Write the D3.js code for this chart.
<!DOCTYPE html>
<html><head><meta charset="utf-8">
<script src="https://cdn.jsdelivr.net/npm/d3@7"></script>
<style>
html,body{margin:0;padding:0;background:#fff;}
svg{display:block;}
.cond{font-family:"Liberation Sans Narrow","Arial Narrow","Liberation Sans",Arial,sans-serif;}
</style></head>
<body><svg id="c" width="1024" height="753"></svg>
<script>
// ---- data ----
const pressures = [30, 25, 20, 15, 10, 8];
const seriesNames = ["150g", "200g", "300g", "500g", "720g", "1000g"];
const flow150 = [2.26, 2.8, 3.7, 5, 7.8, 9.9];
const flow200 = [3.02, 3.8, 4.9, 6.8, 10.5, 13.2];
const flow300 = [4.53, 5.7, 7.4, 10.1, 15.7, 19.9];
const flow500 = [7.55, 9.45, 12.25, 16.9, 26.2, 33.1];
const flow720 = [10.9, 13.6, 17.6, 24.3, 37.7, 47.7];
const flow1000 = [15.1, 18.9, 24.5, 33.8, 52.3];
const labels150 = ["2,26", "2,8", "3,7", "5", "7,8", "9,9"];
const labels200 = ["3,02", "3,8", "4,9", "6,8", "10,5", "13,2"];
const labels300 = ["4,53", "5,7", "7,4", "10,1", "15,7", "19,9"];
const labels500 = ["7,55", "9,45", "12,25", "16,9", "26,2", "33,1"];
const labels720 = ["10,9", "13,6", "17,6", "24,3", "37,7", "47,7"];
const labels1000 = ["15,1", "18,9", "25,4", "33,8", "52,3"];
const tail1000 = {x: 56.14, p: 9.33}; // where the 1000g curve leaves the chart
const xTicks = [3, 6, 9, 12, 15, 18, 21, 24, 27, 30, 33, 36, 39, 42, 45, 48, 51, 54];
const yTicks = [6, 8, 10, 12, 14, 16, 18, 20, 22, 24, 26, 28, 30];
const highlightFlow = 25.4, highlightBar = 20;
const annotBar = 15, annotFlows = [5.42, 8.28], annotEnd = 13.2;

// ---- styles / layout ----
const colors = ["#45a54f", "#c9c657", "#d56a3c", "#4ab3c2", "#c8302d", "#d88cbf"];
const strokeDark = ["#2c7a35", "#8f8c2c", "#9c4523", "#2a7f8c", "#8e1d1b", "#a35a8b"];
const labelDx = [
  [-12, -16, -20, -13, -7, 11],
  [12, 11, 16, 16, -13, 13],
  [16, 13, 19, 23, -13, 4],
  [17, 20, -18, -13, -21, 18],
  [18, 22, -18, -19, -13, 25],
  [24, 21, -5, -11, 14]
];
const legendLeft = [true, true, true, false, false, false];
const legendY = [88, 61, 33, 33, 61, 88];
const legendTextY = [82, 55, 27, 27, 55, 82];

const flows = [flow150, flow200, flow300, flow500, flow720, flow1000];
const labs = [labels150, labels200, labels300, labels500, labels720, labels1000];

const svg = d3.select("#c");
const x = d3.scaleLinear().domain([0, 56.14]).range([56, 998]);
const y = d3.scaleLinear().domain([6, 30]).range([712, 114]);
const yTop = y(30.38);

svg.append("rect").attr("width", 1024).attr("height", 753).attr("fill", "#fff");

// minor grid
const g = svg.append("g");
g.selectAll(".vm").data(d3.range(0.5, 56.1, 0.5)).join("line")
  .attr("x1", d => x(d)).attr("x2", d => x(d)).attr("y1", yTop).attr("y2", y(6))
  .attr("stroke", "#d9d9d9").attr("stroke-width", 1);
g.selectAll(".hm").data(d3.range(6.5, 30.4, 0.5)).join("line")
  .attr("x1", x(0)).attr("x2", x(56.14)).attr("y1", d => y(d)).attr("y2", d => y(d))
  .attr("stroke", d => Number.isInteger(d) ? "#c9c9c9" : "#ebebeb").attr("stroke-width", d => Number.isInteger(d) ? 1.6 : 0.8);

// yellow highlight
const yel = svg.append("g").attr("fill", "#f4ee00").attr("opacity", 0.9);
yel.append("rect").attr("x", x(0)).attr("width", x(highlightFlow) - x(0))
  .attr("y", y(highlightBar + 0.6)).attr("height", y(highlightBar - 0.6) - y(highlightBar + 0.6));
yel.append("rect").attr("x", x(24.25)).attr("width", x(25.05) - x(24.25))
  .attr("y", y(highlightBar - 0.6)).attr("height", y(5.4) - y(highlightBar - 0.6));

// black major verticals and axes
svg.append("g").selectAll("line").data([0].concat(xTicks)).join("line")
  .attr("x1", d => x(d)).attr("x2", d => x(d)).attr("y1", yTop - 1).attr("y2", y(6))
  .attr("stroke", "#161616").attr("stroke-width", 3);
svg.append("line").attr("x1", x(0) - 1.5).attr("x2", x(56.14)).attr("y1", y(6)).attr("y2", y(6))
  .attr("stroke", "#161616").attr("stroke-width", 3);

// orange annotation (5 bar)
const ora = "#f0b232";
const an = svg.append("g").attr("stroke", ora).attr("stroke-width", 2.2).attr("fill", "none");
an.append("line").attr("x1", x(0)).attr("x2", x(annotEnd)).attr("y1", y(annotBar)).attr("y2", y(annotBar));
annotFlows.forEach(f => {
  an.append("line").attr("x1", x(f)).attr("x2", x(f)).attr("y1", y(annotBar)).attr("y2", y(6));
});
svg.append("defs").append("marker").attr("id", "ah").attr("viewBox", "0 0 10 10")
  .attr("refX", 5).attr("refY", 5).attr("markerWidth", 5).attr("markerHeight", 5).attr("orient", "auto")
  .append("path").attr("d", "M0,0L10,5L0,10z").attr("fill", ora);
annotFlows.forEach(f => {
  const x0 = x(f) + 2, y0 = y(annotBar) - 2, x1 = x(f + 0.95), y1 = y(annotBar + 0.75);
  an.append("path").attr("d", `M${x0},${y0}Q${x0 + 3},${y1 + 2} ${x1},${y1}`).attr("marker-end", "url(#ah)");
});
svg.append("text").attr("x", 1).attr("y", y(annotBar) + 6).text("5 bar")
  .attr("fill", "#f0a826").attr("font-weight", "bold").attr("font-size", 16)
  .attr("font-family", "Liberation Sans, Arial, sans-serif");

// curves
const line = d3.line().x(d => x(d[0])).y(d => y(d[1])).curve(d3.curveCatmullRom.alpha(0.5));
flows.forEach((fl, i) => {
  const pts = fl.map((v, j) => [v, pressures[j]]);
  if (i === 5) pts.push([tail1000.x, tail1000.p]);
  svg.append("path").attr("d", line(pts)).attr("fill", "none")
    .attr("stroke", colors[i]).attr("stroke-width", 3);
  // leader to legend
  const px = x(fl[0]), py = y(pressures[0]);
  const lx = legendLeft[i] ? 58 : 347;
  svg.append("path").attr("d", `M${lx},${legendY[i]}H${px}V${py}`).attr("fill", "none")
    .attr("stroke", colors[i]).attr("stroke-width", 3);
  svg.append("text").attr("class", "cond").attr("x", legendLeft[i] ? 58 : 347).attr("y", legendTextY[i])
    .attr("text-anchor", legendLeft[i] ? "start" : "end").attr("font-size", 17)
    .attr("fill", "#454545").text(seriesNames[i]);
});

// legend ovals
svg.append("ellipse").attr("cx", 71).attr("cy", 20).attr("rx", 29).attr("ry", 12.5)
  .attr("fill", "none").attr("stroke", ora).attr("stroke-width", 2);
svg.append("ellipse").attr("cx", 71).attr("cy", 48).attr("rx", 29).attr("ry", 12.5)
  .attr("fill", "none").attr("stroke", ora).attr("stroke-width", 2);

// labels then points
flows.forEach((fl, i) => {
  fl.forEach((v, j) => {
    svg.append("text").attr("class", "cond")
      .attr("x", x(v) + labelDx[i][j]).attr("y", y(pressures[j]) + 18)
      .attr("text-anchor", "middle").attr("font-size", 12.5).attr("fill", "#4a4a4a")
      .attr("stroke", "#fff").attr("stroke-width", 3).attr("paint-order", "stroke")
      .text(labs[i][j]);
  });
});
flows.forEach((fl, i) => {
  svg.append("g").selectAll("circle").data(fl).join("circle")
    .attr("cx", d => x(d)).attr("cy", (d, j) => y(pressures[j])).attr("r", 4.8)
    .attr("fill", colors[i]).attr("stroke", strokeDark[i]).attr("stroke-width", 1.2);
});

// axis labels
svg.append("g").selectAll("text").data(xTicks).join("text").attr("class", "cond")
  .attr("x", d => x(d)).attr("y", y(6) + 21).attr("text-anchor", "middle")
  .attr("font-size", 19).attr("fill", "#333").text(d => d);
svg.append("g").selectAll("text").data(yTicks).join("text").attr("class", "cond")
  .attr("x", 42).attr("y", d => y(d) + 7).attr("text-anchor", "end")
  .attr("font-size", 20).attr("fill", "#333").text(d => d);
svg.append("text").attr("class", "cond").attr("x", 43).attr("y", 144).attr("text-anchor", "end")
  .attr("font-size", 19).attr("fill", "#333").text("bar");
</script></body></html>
◆ ◆ ◆ ◆
*What the task asks*. Reproduce exactly, please, only the lines from the start of the data above to the line that contains "const annotBar = 15, annotFlows", with both ends kept.

*Output for this task*.
Write the D3.js code for this chart.
<!DOCTYPE html>
<html><head><meta charset="utf-8">
<script src="https://cdn.jsdelivr.net/npm/d3@7"></script>
<style>
html,body{margin:0;padding:0;background:#fff;}
svg{display:block;}
.cond{font-family:"Liberation Sans Narrow","Arial Narrow","Liberation Sans",Arial,sans-serif;}
</style></head>
<body><svg id="c" width="1024" height="753"></svg>
<script>
// ---- data ----
const pressures = [30, 25, 20, 15, 10, 8];
const seriesNames = ["150g", "200g", "300g", "500g", "720g", "1000g"];
const flow150 = [2.26, 2.8, 3.7, 5, 7.8, 9.9];
const flow200 = [3.02, 3.8, 4.9, 6.8, 10.5, 13.2];
const flow300 = [4.53, 5.7, 7.4, 10.1, 15.7, 19.9];
const flow500 = [7.55, 9.45, 12.25, 16.9, 26.2, 33.1];
const flow720 = [10.9, 13.6, 17.6, 24.3, 37.7, 47.7];
const flow1000 = [15.1, 18.9, 24.5, 33.8, 52.3];
const labels150 = ["2,26", "2,8", "3,7", "5", "7,8", "9,9"];
const labels200 = ["3,02", "3,8", "4,9", "6,8", "10,5", "13,2"];
const labels300 = ["4,53", "5,7", "7,4", "10,1", "15,7", "19,9"];
const labels500 = ["7,55", "9,45", "12,25", "16,9", "26,2", "33,1"];
const labels720 = ["10,9", "13,6", "17,6", "24,3", "37,7", "47,7"];
const labels1000 = ["15,1", "18,9", "25,4", "33,8", "52,3"];
const tail1000 = {x: 56.14, p: 9.33}; // where the 1000g curve leaves the chart
const xTicks = [3, 6, 9, 12, 15, 18, 21, 24, 27, 30, 33, 36, 39, 42, 45, 48, 51, 54];
const yTicks = [6, 8, 10, 12, 14, 16, 18, 20, 22, 24, 26, 28, 30];
const highlightFlow = 25.4, highlightBar = 20;
const annotBar = 15, annotFlows = [5.42, 8.28], annotEnd = 13.2;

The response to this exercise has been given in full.